1981 was the year that the TIFF came into its own. Were it not for the breakout success of such pictures as “Chariots of Fire,” which went on to win the best picture Oscar, Toronto’s little film festival would have escaped Hollywood’s notice altogether that year.
Only 6 years old and known then as the Festival of Festivals, the Toronto fest still bore the marks of a homespun event. Organizers had a hard time convincing some of the city’s exhibitors to release their screens, forcing festgoers to take taxis to far-flung locations around the city. The theaters that they did secure, like the Towne and the Elgin, suffered from poor sound and projection problems.
Directors feared they would have to make cuts to their entrants, as Ontario’s censors scoured pics like Ivan Passer’s “Cutter’s Way” for salacious content. A year earlier, when organizers had scored a coup by luring Jean-Luc Godard for a special tribute, censors had allowed an uncut version of his 1975 pic “Numero Deux” to screen — but only to a limited audience.
Meanwhile, government officials threw a contest where entrants could win one of five salmons.
But the festival, growing fast in size and selection, was changing.

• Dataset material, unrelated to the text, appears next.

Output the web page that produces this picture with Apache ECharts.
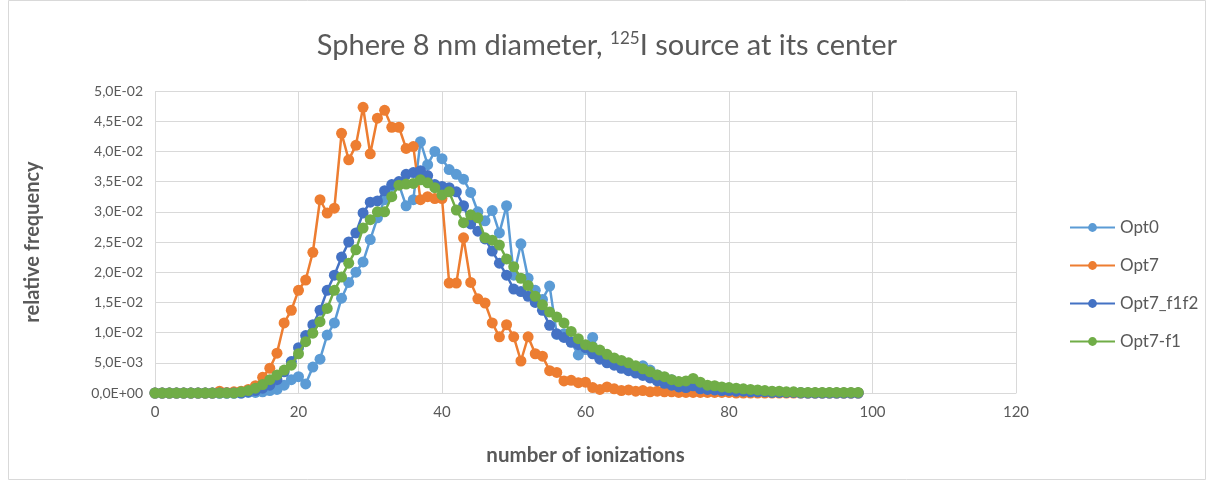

Buck Henry was there that year and Peter Fonda attended to promote his latest pic, “Death Bite” (aka “Spasms”). Some events and screenings were so crowded that fire officials were forced to shut them down. Demand was so great for the screening of “Ticket to Heaven” that it created a melee of pushing and shoving. Variety called it “a mob scene.”
All this attention clearly helped boost a picture’s prospects elsewhere. Jean-Jacques Beineix’s “Diva” went on to become a hit in the U.S. after failing in Europe. But that was nothing compared with “Chariots of Fire,” the story of British athletes training and competing in the 1924 Olympics: It opened in Toronto and foreshadowed the now-standard practice of using the fest as a launchpad for Academy Award campaigns.
Before he would take home the Oscar statuette, “Chariots” producer David Puttnam would have to settle for winning the Toronto fest’s audience award, which came with no cash prize and instead a plaque. But fittingly, for Canada, the honor was sponsored by the Labatt Brewing Co.